The distinct topography where the Great Plains meet the Rocky Mountains hosts a climate characterized by aridity and sudden temperature shifts caused by the Chinook winds. The climate has affected subsistence patterns, agricultural practices, and the material reality of daily life for both non-Native and Indigenous inhabitants alike.
In the nineteenth-century, Western skies terrified settlers into prairie madness and appealed to consumptives seeking healing. Settlers assessed new environments, concerned that their own bodily health depended upon their natural surroundings, as historian Conevery Bolton Valencius has shown. Indigenous residents of the Intermountain region documented changes in weather patterns and celestial events in winter counts, and many emphasize the sky in origin stories and vision traditions.

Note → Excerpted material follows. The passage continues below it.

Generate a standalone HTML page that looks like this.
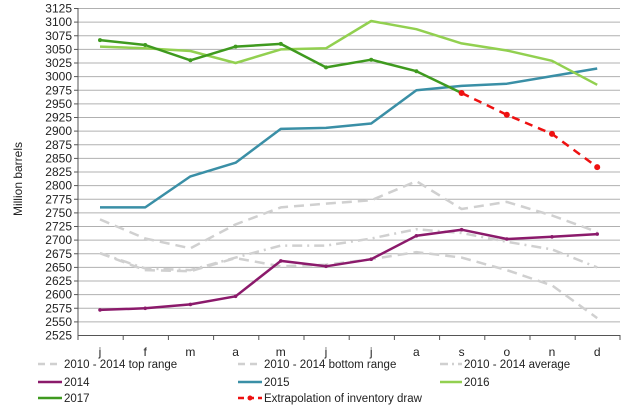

At the turn of the twentieth-century, processes of modernization altered the region. Territorial disputes were settled by forcing Native Americans onto reservations, mechanized agriculture altered the lives of farmers and the region’s agroecology, and particulate matter from industrialization entered the skies and lungs of residents at growing rates. Weather science expanded with the state, producing the concepts and maps that guide modern understandings of the atmosphere while electrification introduced light pollution to the sky. This paper consolidates these themes, showing how air in the Intermountain West transformed a frontier region into a modern state.